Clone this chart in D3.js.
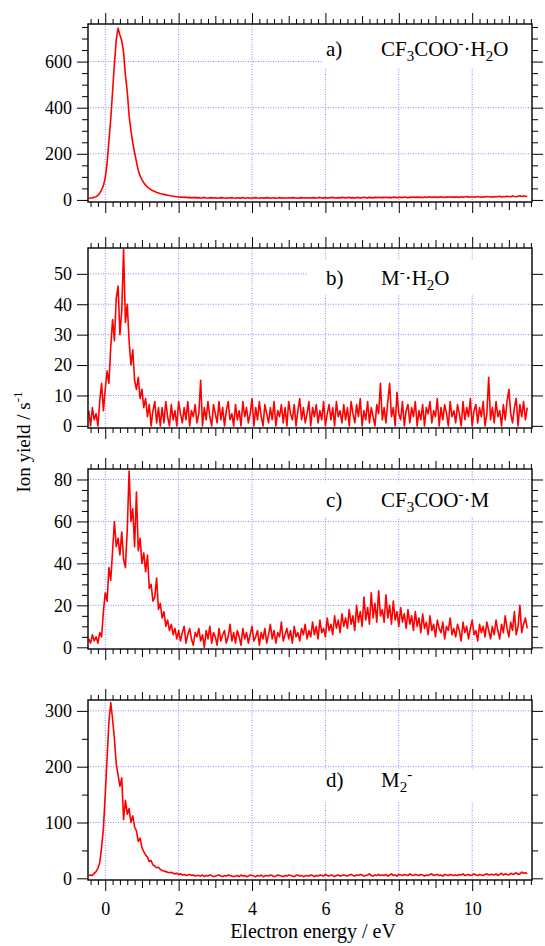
<!DOCTYPE html>
<html>
<head>
<meta charset="utf-8">
<script src="https://cdn.jsdelivr.net/npm/d3@7"></script>
<style>
  body { margin: 0; background: #fff; }
  svg { display: block; }
</style>
</head>
<body>
<svg id="chart"></svg>
<script>
// spectra sampled every 0.05 eV starting at -0.45 eV, one row = 1 eV
const energyStart = -0.45;
const energyStep = 0.05;

const yieldA = [
  6, 8, 9, 12, 14, 19, 30, 44, 62, 95, 160, 255, 350, 470, 590, 695, 745, 715, 690, 640,
  540, 470, 365, 300, 248, 205, 165, 128, 104, 88, 74, 64, 56, 49, 44, 40, 37, 32, 30, 27,
  26, 24, 22, 20, 19, 17, 16, 15, 14, 13, 12, 13, 11, 12, 10, 11, 9, 10, 11, 9,
  10, 8, 9, 11, 8, 7, 9, 10, 8, 9, 7, 8, 10, 9, 8, 7, 9, 8, 10, 8,
  7, 9, 8, 8, 10, 7, 8, 9, 7, 8, 9, 10, 8, 7, 9, 8, 8, 10, 9, 7,
  8, 9, 7, 8, 10, 8, 9, 7, 8, 9, 8, 10, 9, 8, 7, 9, 10, 8, 9, 8,
  9, 8, 10, 9, 8, 9, 11, 8, 9, 10, 8, 9, 10, 11, 9, 8, 10, 9, 11, 10,
  9, 10, 11, 9, 10, 8, 11, 10, 9, 10, 12, 10, 9, 11, 10, 9, 11, 10, 12, 10,
  11, 10, 12, 10, 11, 9, 12, 11, 10, 12, 11, 10, 13, 11, 10, 12, 11, 13, 11, 12,
  11, 12, 10, 13, 11, 12, 14, 11, 12, 13, 11, 12, 14, 12, 11, 13, 12, 14, 12, 13,
  12, 13, 11, 14, 12, 13, 15, 12, 13, 14, 12, 13, 15, 13, 12, 14, 13, 15, 14, 13,
  14, 13, 15, 14, 16, 13, 15, 14, 16, 15, 14, 17, 15, 14, 16, 18, 15, 17, 16, 15
];

const yieldB = [
  5, 0, 6, 2, 4, 0, 8, 14, 5, 12, 18, 14, 26, 35, 28, 42, 46, 30, 38, 58,
  34, 40, 28, 20, 25, 15, 12, 16, 9, 12, 6, 9, 3, 7, 0, 5, 8, 1, 6, 0,
  6, 1, 8, 3, 0, 7, 2, 5, 0, 8, 4, 1, 6, 2, 8, 0, 5, 3, 7, 1,
  4, 15, 0, 6, 2, 8, 3, 0, 7, 4, 1, 8, 2, 6, 0, 5, 8, 2, 4, 0,
  7, 2, 5, 0, 8, 3, 6, 1, 4, 9, 0, 6, 2, 8, 3, 0, 7, 4, 1, 6,
  2, 8, 0, 5, 3, 7, 1, 6, 0, 8, 4, 2, 7, 0, 5, 9, 2, 6, 1, 4,
  8, 0, 6, 3, 7, 1, 5, 2, 8, 0, 4, 7, 2, 6, 0, 8, 3, 5, 1, 7,
  2, 6, 0, 8, 4, 1, 7, 3, 9, 0, 5, 2, 8, 1, 6, 3, 0, 7, 4, 14,
  2, 6, 1, 8, 14, 3, 6, 0, 11, 4, 2, 8, 0, 5, 7, 1, 6, 3, 8, 0,
  5, 2, 7, 0, 6, 4, 8, 1, 5, 3, 9, 0, 6, 2, 7, 4, 0, 8, 3, 5,
  1, 7, 4, 0, 8, 2, 6, 3, 9, 0, 5, 7, 1, 6, 3, 8, 0, 4, 16, 2,
  6, 1, 8, 3, 5, 0, 7, 2, 8, 12, 4, 1, 6, 9, 0, 7, 3, 8, 2, 6
];

const yieldC = [
  4, 2, 6, 3, 5, 2, 7, 5, 17, 26, 22, 38, 32, 46, 60, 48, 52, 44, 55, 42,
  38, 56, 84, 60, 66, 48, 74, 46, 52, 40, 45, 36, 44, 28, 30, 22, 24, 33, 18, 21,
  14, 17, 10, 13, 8, 11, 6, 9, 4, 8, 3, 7, 10, 2, 6, 9, 4, 1, 7, 5,
  9, 3, 6, 0, 8, 4, 10, 2, 7, 5, 1, 9, 3, 6, 8, 2, 5, 11, 3, 7,
  2, 8, 5, 1, 9, 4, 7, 2, 6, 10, 3, 5, 8, 1, 7, 4, 9, 2, 6, 11,
  4, 8, 2, 7, 5, 12, 3, 6, 9, 4, 8, 2, 10, 5, 7, 3, 9, 6, 11, 4,
  8, 5, 12, 6, 10, 4, 13, 7, 9, 5, 14, 8, 11, 6, 15, 9, 13, 7, 16, 10,
  14, 9, 18, 11, 15, 8, 20, 12, 17, 10, 24, 13, 19, 11, 26, 14, 21, 12, 27, 15,
  18, 12, 25, 14, 20, 11, 22, 13, 17, 10, 19, 12, 16, 9, 18, 11, 15, 8, 17, 10,
  14, 7, 16, 9, 12, 6, 15, 8, 11, 5, 13, 9, 7, 12, 4, 10, 8, 14, 6, 9,
  5, 11, 8, 3, 12, 7, 10, 4, 9, 13, 6, 8, 3, 11, 7, 10, 5, 12, 8, 4,
  10, 6, 13, 8, 4, 11, 7, 15, 9, 5, 12, 8, 17, 6, 10, 20, 7, 11, 14, 9
];

const yieldD = [
  5, 6, 5, 9, 12, 18, 28, 55, 90, 150, 215, 280, 315, 285, 250, 205, 185, 165, 180, 105,
  140, 115, 125, 100, 112, 92, 85, 66, 72, 55, 48, 42, 38, 30, 32, 24, 22, 19, 20, 16,
  14, 13, 12, 11, 10, 11, 9, 8, 9, 7, 8, 6, 7, 5, 6, 7, 5, 6, 4, 5,
  5, 4, 6, 3, 5, 4, 6, 5, 3, 4, 5, 6, 4, 3, 5, 4, 6, 5, 4, 3,
  4, 5, 3, 6, 4, 5, 3, 4, 6, 5, 4, 3, 5, 4, 6, 3, 4, 5, 4, 6,
  5, 3, 4, 6, 5, 4, 3, 5, 4, 6, 5, 4, 3, 5, 6, 4, 5, 3, 4, 5,
  4, 6, 5, 3, 5, 4, 6, 5, 4, 7, 5, 4, 6, 5, 3, 5, 6, 4, 5, 6,
  5, 4, 6, 7, 5, 4, 6, 5, 7, 6, 4, 5, 6, 8, 5, 4, 6, 5, 7, 5,
  6, 5, 7, 4, 6, 8, 5, 6, 4, 7, 6, 5, 7, 6, 5, 8, 6, 5, 7, 6,
  5, 7, 6, 4, 6, 5, 7, 8, 5, 6, 7, 5, 6, 4, 7, 6, 5, 7, 6, 5,
  6, 5, 7, 6, 8, 5, 6, 7, 5, 6, 8, 6, 5, 7, 6, 5, 7, 8, 6, 7,
  7, 6, 8, 5, 7, 9, 6, 8, 7, 6, 9, 7, 8, 10, 7, 8, 11, 9, 10, 8
];

const xMajorTicks = [0, 2, 4, 6, 8, 10];
const xMidTicks = [1, 3, 5, 7, 9, 11];
const yTicksA = [0, 200, 400, 600];
const yTicksB = [0, 10, 20, 30, 40, 50];
const yTicksC = [0, 20, 40, 60, 80];
const yTicksD = [0, 100, 200, 300];

// label pieces: [text, kind]
const speciesA = [["CF"], ["3", "sub"], ["COO"], ["-", "sup"], ["\u00B7H"], ["2", "sub"], ["O"]];
const speciesB = [["M"], ["-", "sup"], ["\u00B7H"], ["2", "sub"], ["O"]];
const speciesC = [["CF"], ["3", "sub"], ["COO"], ["-", "sup"], ["\u00B7M"]];
const speciesD = [["M"], ["2", "sub"], ["-", "sup"]];

const xTitle = "Electron energy / eV";
const yTitle = "Ion yield / s";

const W = 545, H = 946;
const left = 88, right = 532;
const font = "'Liberation Serif', 'Times New Roman', serif";

const panels = [
  { values: yieldA, top: 24, bottom: 202, yDomain: [-9, 763], major: yTicksA, minorStep: 50,
    tag: "a)", species: speciesA, labelY: 56, box: [323, 26, 207, 43] },
  { values: yieldB, top: 248, bottom: 428, yDomain: [-0.7, 58.5], major: yTicksB, minorStep: 0,
    tag: "b)", species: speciesB, labelY: 285, box: [307, 260, 223, 35] },
  { values: yieldC, top: 469, bottom: 649, yDomain: [-0.8, 85], major: yTicksC, minorStep: 5,
    tag: "c)", species: speciesC, labelY: 507, box: [307, 482, 223, 35] },
  { values: yieldD, top: 700, bottom: 880, yDomain: [-3, 319.5], major: yTicksD, minorStep: 50,
    tag: "d)", species: speciesD, labelY: 787, box: [307, 770, 223, 32] }
];

const svg = d3.select("#chart").attr("width", W).attr("height", H)
  .style("font-family", font);

const x = d3.scaleLinear().domain([-0.47, 11.63]).range([left, right]);
const xMinor = d3.range(-0.4, 11.61, 0.2).map(v => +v.toFixed(2));

function styleAxis(g, size) {
  g.select(".domain").remove();
  g.selectAll("line").attr("stroke", "#000").attr("stroke-width", 1);
  g.selectAll("text").attr("font-family", font).attr("font-size", size).attr("fill", "#000");
}

panels.forEach((p, i) => {
  const y = d3.scaleLinear().domain(p.yDomain).range([p.bottom, p.top]);
  const g = svg.append("g");

  const clipId = "clip" + i;
  svg.append("clipPath").attr("id", clipId).append("rect")
    .attr("x", left).attr("y", p.top).attr("width", right - left).attr("height", p.bottom - p.top);

  // grid
  g.append("g").selectAll("line").data(xMajorTicks).join("line")
    .attr("x1", d => x(d)).attr("x2", d => x(d))
    .attr("y1", p.top).attr("y2", p.bottom)
    .attr("stroke", "#8a8aff").attr("stroke-width", 1).attr("stroke-dasharray", "1,1.5");
  g.append("g").selectAll("line").data(p.major.filter(d => d > 0)).join("line")
    .attr("x1", left).attr("x2", right)
    .attr("y1", d => y(d)).attr("y2", d => y(d))
    .attr("stroke", "#8a8aff").attr("stroke-width", 1).attr("stroke-dasharray", "1,1.5");

  // label background + text
  g.append("rect").attr("x", p.box[0]).attr("y", p.box[1])
    .attr("width", p.box[2]).attr("height", p.box[3]).attr("fill", "#fff");
  g.append("text").attr("x", 326).attr("y", p.labelY).attr("font-size", 21).text(p.tag);
  const lab = g.append("text").attr("x", 381).attr("y", p.labelY).attr("font-size", 21);
  let shift = 0;
  p.species.forEach(([t, kind]) => {
    let target = 0, size = null;
    if (kind === "sub") { target = 5; size = 15; }
    if (kind === "sup") { target = -8; size = 15; }
    const ts = lab.append("tspan").attr("dy", target - shift).text(t);
    if (size) ts.attr("font-size", size);
    shift = target;
  });

  // trace
  const line = d3.line()
    .x((d, j) => x(energyStart + j * energyStep))
    .y(d => y(d));
  g.append("path").datum(p.values)
    .attr("clip-path", `url(#${clipId})`)
    .attr("fill", "none").attr("stroke", "#ff0000").attr("stroke-width", 1.6)
    .attr("stroke-linejoin", "round")
    .attr("d", line);

  // frame
  g.append("rect").attr("x", left).attr("y", p.top)
    .attr("width", right - left).attr("height", p.bottom - p.top)
    .attr("fill", "none").attr("stroke", "#000").attr("stroke-width", 1.4);

  // y axes
  const yMinor = p.minorStep ? d3.range(0, p.yDomain[1], p.minorStep).filter(v => !p.major.includes(v)) : [];
  g.append("g").attr("transform", `translate(${left},0)`)
    .call(d3.axisLeft(y).tickValues(p.major).tickSize(11).tickPadding(5))
    .call(s => styleAxis(s, 18));
  g.append("g").attr("transform", `translate(${left},0)`)
    .call(d3.axisLeft(y).tickValues(yMinor).tickSize(6).tickFormat(""))
    .call(s => styleAxis(s, 18));
  g.append("g").attr("transform", `translate(${right},0)`)
    .call(d3.axisRight(y).tickValues(p.major).tickSize(11).tickFormat(""))
    .call(s => styleAxis(s, 18));
  g.append("g").attr("transform", `translate(${right},0)`)
    .call(d3.axisRight(y).tickValues(yMinor).tickSize(6).tickFormat(""))
    .call(s => styleAxis(s, 18));

  // x axes, top and bottom
  const minorOnly = xMinor.filter(v => !xMajorTicks.includes(v) && !xMidTicks.includes(v));
  [["top", p.top, d3.axisTop], ["bottom", p.bottom, d3.axisBottom]].forEach(([side, yy, ax]) => {
    g.append("g").attr("transform", `translate(0,${yy})`)
      .call(ax(x).tickValues(minorOnly).tickSize(5).tickFormat(""))
      .call(s => styleAxis(s, 18));
    g.append("g").attr("transform", `translate(0,${yy})`)
      .call(ax(x).tickValues(xMidTicks).tickSize(8).tickFormat(""))
      .call(s => styleAxis(s, 18));
    const showLabels = side === "bottom" && i === panels.length - 1;
    const major = ax(x).tickValues(xMajorTicks).tickSize(11).tickPadding(11);
    if (!showLabels) major.tickFormat("");
    g.append("g").attr("transform", `translate(0,${yy})`)
      .call(major)
      .call(s => styleAxis(s, 18));
  });
});

// axis titles
svg.append("text").attr("x", 313).attr("y", 938).attr("text-anchor", "middle")
  .attr("font-size", 20).text(xTitle);
const yt = svg.append("text").attr("transform", "translate(30,442) rotate(-90)")
  .attr("text-anchor", "middle").attr("font-size", 19);
yt.append("tspan").text(yTitle);
yt.append("tspan").attr("dy", -8).attr("font-size", 13).text("-1");
</script>
</body>
</html>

______

WORK TO COMPLETE
List all lines above in which the string "chart" appears.

SOLUTION TO THE EXERCISE
Clone this chart in D3.js.
<svg id="chart"></svg>
const svg = d3.select("#chart").attr("width", W).attr("height", H)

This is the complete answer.